§ **Aim of the exercise**
Pick every line from the data that holds the word "React".

▼

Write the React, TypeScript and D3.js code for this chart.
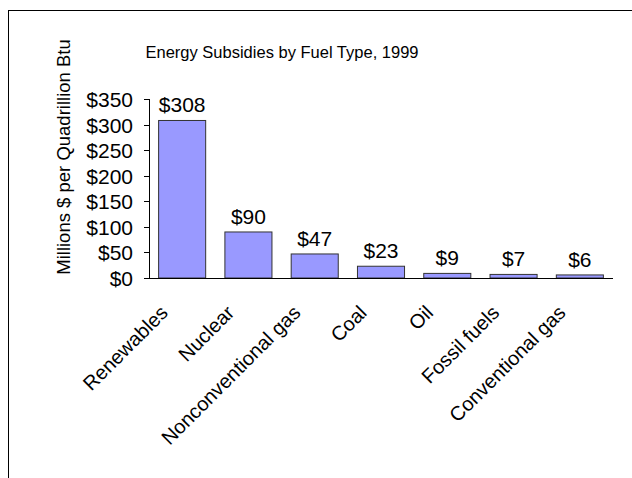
import React from "react";
import * as d3 from "d3";

const categories = ["Renewables", "Nuclear", "Nonconventional gas", "Coal", "Oil", "Fossil fuels", "Conventional gas"];
const values = [308, 90, 47, 23, 9, 7, 6];
const yTicks = [0, 50, 100, 150, 200, 250, 300, 350];
const title = "Energy Subsidies by Fuel Type, 1999";
const yLabel = "Millions $ per Quadrillion Btu";

const W = 632, H = 478;
const left = 149, right = 613, top = 99, bottom = 278;
const font = "Arial, 'Liberation Sans', sans-serif";

export default function App() {
  const x = d3.scaleBand<string>().domain(categories).range([left, right]).paddingInner(0.29).paddingOuter(0.145);
  const y = d3.scaleLinear().domain([0, 350]).range([bottom, top]);
  return (
    <svg width={W} height={H} style={{ position: "absolute", left: 0, top: 0 }} fontFamily={font}>
      <rect x={0} y={0} width={W} height={H} fill="#fff" />
      <rect x={8.5} y={10.5} width={W} height={H} fill="none" stroke="#000" strokeWidth={1} />
      <text x={282} y={58} fontSize={16.5} textAnchor="middle">{title}</text>
      <text transform={`translate(70,157) rotate(-90)`} fontSize={18.5} textAnchor="middle">{yLabel}</text>
      {categories.map((c, i) => (
        <g key={c}>
          <rect x={x(c)!} y={y(values[i])} width={x.bandwidth()} height={bottom - y(values[i])} fill="#9999FF" stroke="#333" strokeWidth={1} />
          <text x={x(c)! + x.bandwidth() / 2} y={y(values[i]) - 8} fontSize={21} textAnchor="middle">{"$" + values[i]}</text>
          <text transform={`translate(${x(c)! + x.bandwidth() / 2 - 13},${bottom + 36}) rotate(-45)`} fontSize={20} textAnchor="end">{c}</text>
        </g>
      ))}
      <line x1={left + 0.5} x2={left + 0.5} y1={top} y2={bottom} stroke="#000" />
      <line x1={left} x2={right} y1={bottom + 0.5} y2={bottom + 0.5} stroke="#000" />
      {yTicks.map(t => (
        <g key={t}>
          <line x1={left - 5} x2={left} y1={Math.round(y(t)) + 0.5} y2={Math.round(y(t)) + 0.5} stroke="#000" />
          <text x={133} y={y(t) + 8} fontSize={21} textAnchor="end">{"$" + t}</text>
        </g>
      ))}
    </svg>
  );
}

▲

§ **Exercise output**
Write the React, TypeScript and D3.js code for this chart.
import React from "react";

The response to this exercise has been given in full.